James Stevens No. 4 Lifeboat
Also screw driven and built by J. Samuel White, the James Stevens No. 4 lifeboat similar to No 3 arrived at Padstow on 21 February 1899. On 3 September 2009 during a heavy north westerly gale, eleven of the 14 crew were lost when a huge wave overturned the vessel when en route to the aid of fishing boat Peace and Plenty which had got into difficulty drifting towards rocks at Hell Bay. The lifeboat ended upside down among the Trebethevick rocks. Padstow was home to two lifeboats, the other being oar powered which had also gone to help, but the heavy seas defeated it with the crew saved. Three of the Peace and Plenty were lost, the remainder being saved by rocket apparatus.
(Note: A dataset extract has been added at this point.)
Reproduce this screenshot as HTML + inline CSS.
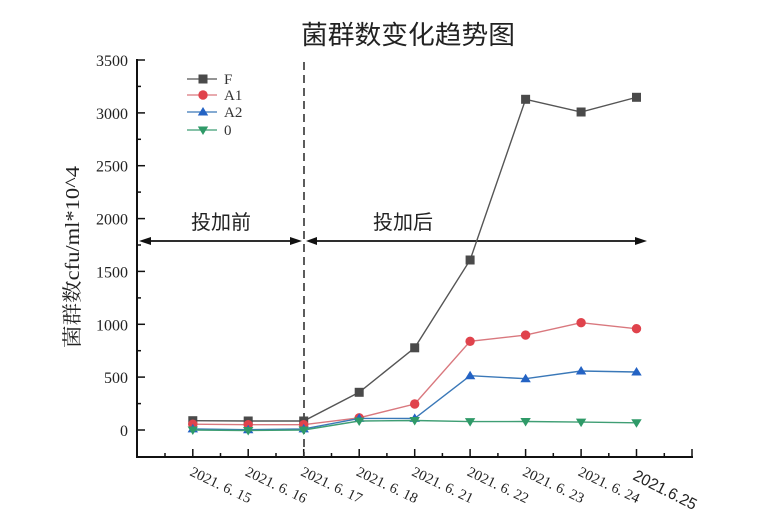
<!DOCTYPE html>
<html>
<head>
<meta charset="utf-8">
<style>
  html,body{margin:0;padding:0;background:#fff;}
  svg{display:block;}
</style>
</head>
<body>
<svg width="766" height="514" viewBox="0 0 766 514" xmlns="http://www.w3.org/2000/svg">
  <rect width="766" height="514" fill="#fff"/>

  <!-- Title -->
  <text x="301" y="44" font-family="'Noto Sans CJK SC', 'WenQuanYi Zen Hei', sans-serif" font-size="26" fill="#222" textLength="214" lengthAdjust="spacingAndGlyphs">菌群数变化趋势图</text>

  <!-- Y axis label -->
  <text transform="translate(79,257) rotate(-90)" text-anchor="middle" font-family="'Liberation Serif', 'Noto Serif CJK SC', serif" font-size="20" fill="#222" textLength="182" lengthAdjust="spacingAndGlyphs">菌群数cfu/ml*10^4</text>

  <!-- Axes -->
  <line x1="137" y1="59" x2="137" y2="458" stroke="#111" stroke-width="2"/>
  <line x1="136" y1="457" x2="693" y2="457" stroke="#111" stroke-width="2"/>

  <!-- Y ticks -->
  <g stroke="#111" stroke-width="1.5">
    <line x1="137" y1="60" x2="145" y2="60"/>
    <line x1="137" y1="86.4" x2="141" y2="86.4"/>
    <line x1="137" y1="112.9" x2="145" y2="112.9"/>
    <line x1="137" y1="139.3" x2="141" y2="139.3"/>
    <line x1="137" y1="165.7" x2="145" y2="165.7"/>
    <line x1="137" y1="192.1" x2="141" y2="192.1"/>
    <line x1="137" y1="218.6" x2="145" y2="218.6"/>
    <line x1="137" y1="245" x2="141" y2="245"/>
    <line x1="137" y1="271.4" x2="145" y2="271.4"/>
    <line x1="137" y1="297.9" x2="141" y2="297.9"/>
    <line x1="137" y1="324.3" x2="145" y2="324.3"/>
    <line x1="137" y1="350.7" x2="141" y2="350.7"/>
    <line x1="137" y1="377.1" x2="145" y2="377.1"/>
    <line x1="137" y1="403.6" x2="141" y2="403.6"/>
    <line x1="137" y1="430" x2="145" y2="430"/>
  </g>

  <!-- Y tick labels -->
  <g font-family="'Liberation Serif', serif" font-size="16" fill="#222" text-anchor="end">
    <text x="128" y="66">3500</text>
    <text x="128" y="118.9">3000</text>
    <text x="128" y="171.7">2500</text>
    <text x="128" y="224.6">2000</text>
    <text x="128" y="277.4">1500</text>
    <text x="128" y="330.3">1000</text>
    <text x="128" y="383.1">500</text>
    <text x="128" y="436">0</text>
  </g>

  <!-- X ticks -->
  <g stroke="#111" stroke-width="1.5">
    <line x1="192.8" y1="457" x2="192.8" y2="449"/>
    <line x1="248.2" y1="457" x2="248.2" y2="449"/>
    <line x1="303.7" y1="457" x2="303.7" y2="449"/>
    <line x1="359.2" y1="457" x2="359.2" y2="449"/>
    <line x1="414.7" y1="457" x2="414.7" y2="449"/>
    <line x1="470.1" y1="457" x2="470.1" y2="449"/>
    <line x1="525.6" y1="457" x2="525.6" y2="449"/>
    <line x1="581.1" y1="457" x2="581.1" y2="449"/>
    <line x1="636.5" y1="457" x2="636.5" y2="449"/>
    <line x1="692" y1="457" x2="692" y2="449"/>
    <line x1="165" y1="457" x2="165" y2="453"/>
    <line x1="220.5" y1="457" x2="220.5" y2="453"/>
    <line x1="276" y1="457" x2="276" y2="453"/>
    <line x1="331.5" y1="457" x2="331.5" y2="453"/>
    <line x1="386.9" y1="457" x2="386.9" y2="453"/>
    <line x1="442.4" y1="457" x2="442.4" y2="453"/>
    <line x1="497.9" y1="457" x2="497.9" y2="453"/>
    <line x1="553.3" y1="457" x2="553.3" y2="453"/>
    <line x1="608.8" y1="457" x2="608.8" y2="453"/>
    <line x1="664.3" y1="457" x2="664.3" y2="453"/>
  </g>

  <!-- X tick labels -->
  <g font-family="'Liberation Serif', serif" font-size="14.5" fill="#222">
    <text transform="translate(189,475) rotate(25.5)" textLength="66" lengthAdjust="spacingAndGlyphs">2021. 6. 15</text>
    <text transform="translate(244.4,475) rotate(25.5)" textLength="66" lengthAdjust="spacingAndGlyphs">2021. 6. 16</text>
    <text transform="translate(299.9,475) rotate(25.5)" textLength="66" lengthAdjust="spacingAndGlyphs">2021. 6. 17</text>
    <text transform="translate(355.4,475) rotate(25.5)" textLength="66" lengthAdjust="spacingAndGlyphs">2021. 6. 18</text>
    <text transform="translate(410.9,475) rotate(25.5)" textLength="66" lengthAdjust="spacingAndGlyphs">2021. 6. 21</text>
    <text transform="translate(466.3,475) rotate(25.5)" textLength="66" lengthAdjust="spacingAndGlyphs">2021. 6. 22</text>
    <text transform="translate(521.8,475) rotate(25.5)" textLength="66" lengthAdjust="spacingAndGlyphs">2021. 6. 23</text>
    <text transform="translate(577.3,475) rotate(25.5)" textLength="66" lengthAdjust="spacingAndGlyphs">2021. 6. 24</text>
  </g>
  <text transform="translate(632,479) rotate(27)" font-family="'Liberation Sans', sans-serif" font-size="16" fill="#222" textLength="69" lengthAdjust="spacingAndGlyphs">2021.6.25</text>

  <!-- Dashed vertical line -->
  <line x1="304" y1="62" x2="304" y2="457" stroke="#333" stroke-width="1.6" stroke-dasharray="8 5"/>

  <!-- Arrows -->
  <line x1="145" y1="241" x2="296" y2="241" stroke="#111" stroke-width="1.8"/>
  <polygon points="139,241 151,237 151,245" fill="#111"/>
  <polygon points="302,241 290,237 290,245" fill="#111"/>
  <line x1="312" y1="241" x2="640" y2="241" stroke="#111" stroke-width="1.8"/>
  <polygon points="306,241 317,237 317,245" fill="#111"/>
  <polygon points="647,241 635,237 635,245" fill="#111"/>

  <g font-family="'Noto Sans CJK SC', 'WenQuanYi Zen Hei', sans-serif" font-size="20" fill="#222">
    <text x="191" y="229">投加前</text>
    <text x="373" y="229">投加后</text>
  </g>

  <!-- Series F -->
  <polyline fill="none" stroke="#555" stroke-width="1.4" points="192.8,420.7 248.2,421 303.7,421 359.2,392.3 414.7,347.8 470.1,260 525.6,99.3 581.1,112 636.5,97.3"/>
  <g fill="#4a4a4a">
    <rect x="188.3" y="416.2" width="9" height="9"/>
    <rect x="243.7" y="416.5" width="9" height="9"/>
    <rect x="299.2" y="416.5" width="9" height="9"/>
    <rect x="354.7" y="387.8" width="9" height="9"/>
    <rect x="410.2" y="343.3" width="9" height="9"/>
    <rect x="465.6" y="255.5" width="9" height="9"/>
    <rect x="521.1" y="94.8" width="9" height="9"/>
    <rect x="576.6" y="107.5" width="9" height="9"/>
    <rect x="632" y="92.8" width="9" height="9"/>
  </g>

  <!-- Series A1 -->
  <polyline fill="none" stroke="#d9787e" stroke-width="1.4" points="192.8,424.2 248.2,424.7 303.7,424.7 359.2,417.8 414.7,404 470.1,341.3 525.6,335.1 581.1,322.7 636.5,328.7"/>
  <g fill="#e0434c">
    <circle cx="192.8" cy="424.2" r="4.7"/>
    <circle cx="248.2" cy="424.7" r="4.7"/>
    <circle cx="303.7" cy="424.7" r="4.7"/>
    <circle cx="359.2" cy="417.8" r="4.7"/>
    <circle cx="414.7" cy="404" r="4.7"/>
    <circle cx="470.1" cy="341.3" r="4.7"/>
    <circle cx="525.6" cy="335.1" r="4.7"/>
    <circle cx="581.1" cy="322.7" r="4.7"/>
    <circle cx="636.5" cy="328.7" r="4.7"/>
  </g>

  <!-- Series A2 -->
  <polyline fill="none" stroke="#3a78b8" stroke-width="1.4" points="192.8,428.9 248.2,429.7 303.7,428.9 359.2,418.4 414.7,418.4 470.1,375.7 525.6,378.7 581.1,371 636.5,372"/>
  <g fill="#2463c4">
    <polygon points="192.8,423.9 198,432.4 187.6,432.4"/>
    <polygon points="248.2,424.7 253.4,433.2 243,433.2"/>
    <polygon points="303.7,423.9 308.9,432.4 298.5,432.4"/>
    <polygon points="359.2,413.4 364.4,421.9 354,421.9"/>
    <polygon points="414.7,413.4 419.9,421.9 409.5,421.9"/>
    <polygon points="470.1,370.7 475.3,379.2 464.9,379.2"/>
    <polygon points="525.6,373.7 530.8,382.2 520.4,382.2"/>
    <polygon points="581.1,366 586.3,374.5 575.9,374.5"/>
    <polygon points="636.5,367 641.7,375.5 631.3,375.5"/>
  </g>

  <!-- Series 0 -->
  <polyline fill="none" stroke="#3f9e74" stroke-width="1.4" points="192.8,430 248.2,430.5 303.7,430 359.2,421 414.7,420.5 470.1,421.6 525.6,421.5 581.1,422.1 636.5,422.8"/>
  <g fill="#2f9a68">
    <polygon points="187.6,426.5 198,426.5 192.8,435"/>
    <polygon points="243,427 253.4,427 248.2,435.5"/>
    <polygon points="298.5,426.5 308.9,426.5 303.7,435"/>
    <polygon points="354,417.5 364.4,417.5 359.2,426"/>
    <polygon points="409.5,417 419.9,417 414.7,425.5"/>
    <polygon points="464.9,418.1 475.3,418.1 470.1,426.6"/>
    <polygon points="520.4,418 530.8,418 525.6,426.5"/>
    <polygon points="575.9,418.6 586.3,418.6 581.1,427.1"/>
    <polygon points="631.3,419.3 641.7,419.3 636.5,427.8"/>
  </g>

  <!-- Legend -->
  <line x1="187" y1="79" x2="217" y2="79" stroke="#555" stroke-width="1.3"/>
  <rect x="198.5" y="74.5" width="9" height="9" fill="#4a4a4a"/>
  <line x1="187" y1="95" x2="217" y2="95" stroke="#d9787e" stroke-width="1.3"/>
  <circle cx="203" cy="95" r="4.7" fill="#e0434c"/>
  <line x1="187" y1="112" x2="217" y2="112" stroke="#3a78b8" stroke-width="1.3"/>
  <polygon points="203,107 208.2,115.5 197.8,115.5" fill="#2463c4"/>
  <line x1="187" y1="130" x2="217" y2="130" stroke="#3f9e74" stroke-width="1.3"/>
  <polygon points="197.8,126.5 208.2,126.5 203,135" fill="#2f9a68"/>
  <g font-family="'Liberation Serif', serif" font-size="15" fill="#333">
    <text x="224" y="84">F</text>
    <text x="224" y="100">A1</text>
    <text x="224" y="117">A2</text>
    <text x="224" y="135">0</text>
  </g>
</svg>
</body>
</html>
J. Samuel White built one more steam powered lifeboat, the Lady Forest, which was stationed from 1903 in Fremantle Western Australia acting as a pilot boat.
Petrol Driven Lifeboats
By 1900, development of steam powered lifeboats had ceased, partly due to capital and maintenance costs. Petrol engines had been undergoing development, improving reliability which led to them being trialled in oar and sail lifeboats, notably in the Solent in 1904. One year later, the petrol driven J. McConnell Hussey lifeboat was built and stationed at Tynemouth Lifeboat Station. Initial doubts from the crew were overcome, as this lifeboat provided better power and control. Diesel engines followed and apart from the operational benefits, provided for enhanced volunteer recruitment.